The film, of course, takes time out to make sure that any white people that sympathise with the blacks is also a coward and/or a hypocrite, Stoneman particularly, but it’s the portrayal of black people that makes this a real treat for bigots. It shows them as barely removed from beasts, and that’s understating it. It’s jaw-droppingly offensive on every level, in ways that I don’t even think I need to elucidate on. We’ve not moved on anywhere like enough on race relations in the last hundred years, but I think one thing we’ve all settled on its that this is some completely indefensible garbage. Well, at least in terms of its narrative of reconstruction era black bashing, Klan lauding horse manure. The question of its technical worth remains, however.

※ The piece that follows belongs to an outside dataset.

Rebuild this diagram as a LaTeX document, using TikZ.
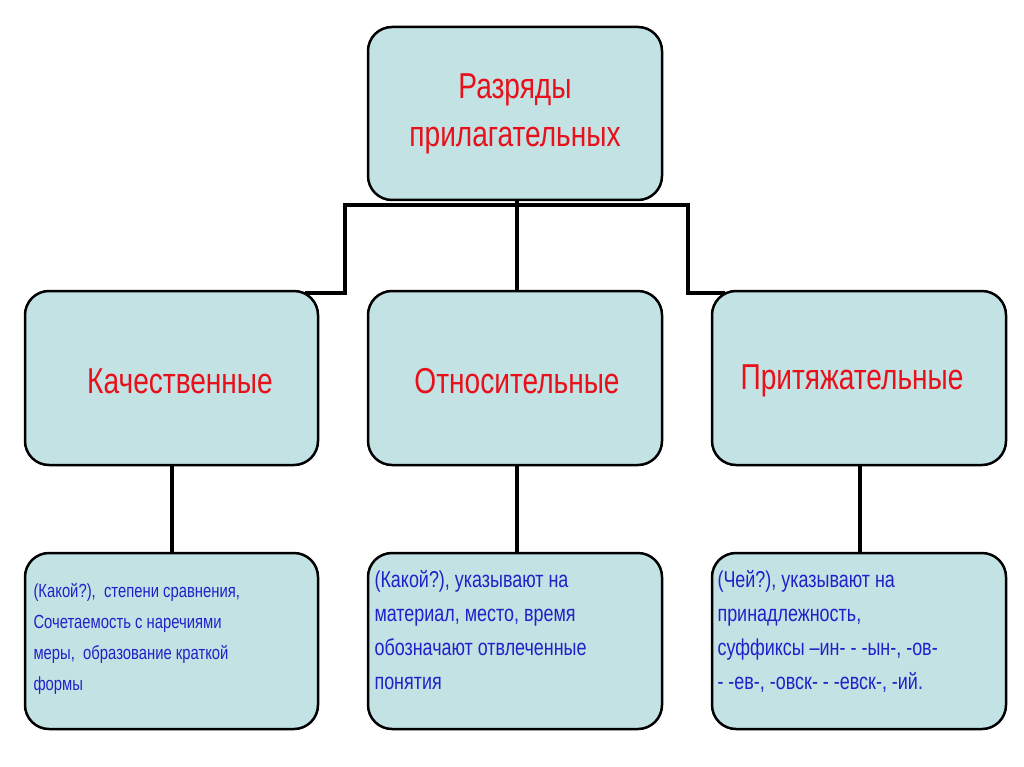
\documentclass[tikz,border=0pt]{standalone}
\usepackage{fontspec}
\setmainfont{Liberation Sans}[FakeStretch=0.78]
\begin{document}
\begin{tikzpicture}[x=1pt,y=-1pt,
 box/.style={draw=black,line width=2.5pt,rounded corners=24pt,fill=boxc},
 ln/.style={line width=4.5pt}]
\definecolor{boxc}{HTML}{C3E2E4}
\definecolor{tred}{HTML}{E8101A}
\definecolor{tblue}{HTML}{1E22C8}
\useasboundingbox[fill=white] (0,0) rectangle (1024,767);
\draw[box] (368,27) rectangle (662,200);
\node[text=tred,font=\fontsize{36}{48}\selectfont,align=center] (top) at (515,114) {Разряды\\прилагательных};
\draw[box] (25,291) rectangle (318,465);
\draw[box] (368,291) rectangle (662,465);
\draw[box] (712,291) rectangle (1006,465);
\node[text=tred,font=\fontsize{36}{44}\selectfont] (a) at (180,381) {Качественные};
\node[text=tred,font=\fontsize{36}{44}\selectfont] (b) at (517,381) {Относительные};
\node[text=tred,font=\fontsize{36}{44}\selectfont] (c) at (852,381) {Притяжательные};
\draw[box] (25,553) rectangle (318,729);
\draw[box] (368,553) rectangle (662,729);
\draw[box] (712,553) rectangle (1006,729);
\node[text=tblue,font=\fontsize{19}{31}\selectfont,align=left,anchor=north west] (d) at (30,580) {(Какой?),\ \ степени сравнения,\\Сочетаемость с наречиями\\меры,\ \ образование краткой\\формы};
\node[text=tblue,font=\fontsize{23}{34}\selectfont,align=left,anchor=north west] (e) at (371,567) {(Какой?), указывают на\\материал, место, время\\обозначают отвлеченные\\понятия};
\node[text=tblue,font=\fontsize{23}{34}\selectfont,align=left,anchor=north west] (f) at (714,567) {(Чей?), указывают на\\принадлежность,\\суффиксы –ин- - -ын-, -ов-\\- -ев-, -овск- - -евск-, -ий.};
\coordinate (j) at (517,205);
\draw[ln] (517,200) -- (j);
\draw[ln] (345,205) -- (688,205);
\draw[ln] (345,203) -- (345,293) -- (305,293);
\draw[ln] (688,203) -- (688,293) -- (725,293);
\draw[ln] (j) -- (517,291);
\draw[ln] (172,465) -- (172,553);
\draw[ln] (517,465) -- (517,553);
\draw[ln] (860,465) -- (860,553);
\end{tikzpicture}
\end{document}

For my money, any lessons this could teach have been taken, refined and expanded on so much that they’re not worth learning any more than if you were going to learn computer programming, you wouldn’t spend time looking at the most elegant series of punched cards as anything other than a curiosity. Perhaps you could level the same point at something like Citizen Kane, and I’d at least hear that argument, but Citizen Kane still has a great story, that, as a small bonus, isn’t stupendously racist.
So, even if you are better at separating the technique from the content than I am, I’d still contend there’s nothing of value here in terms of storytelling that you couldn’t get from less offensive films, or even plays and novels, and the more technical aspects while groundbreaking for the time, would be like looking a George Melies’ films as an instructional tool for 3D rendering software.
It has been left behind, and does not deserve to be dredged up in the modern era as anything other than a cautionary tale. Despite what Griffiths’ title cards would have us think, that’s not an argument for censorship. It’s just not engaging with an argument that has very obviously has no worth to it. “No platform” this film, my fellow snowflakes.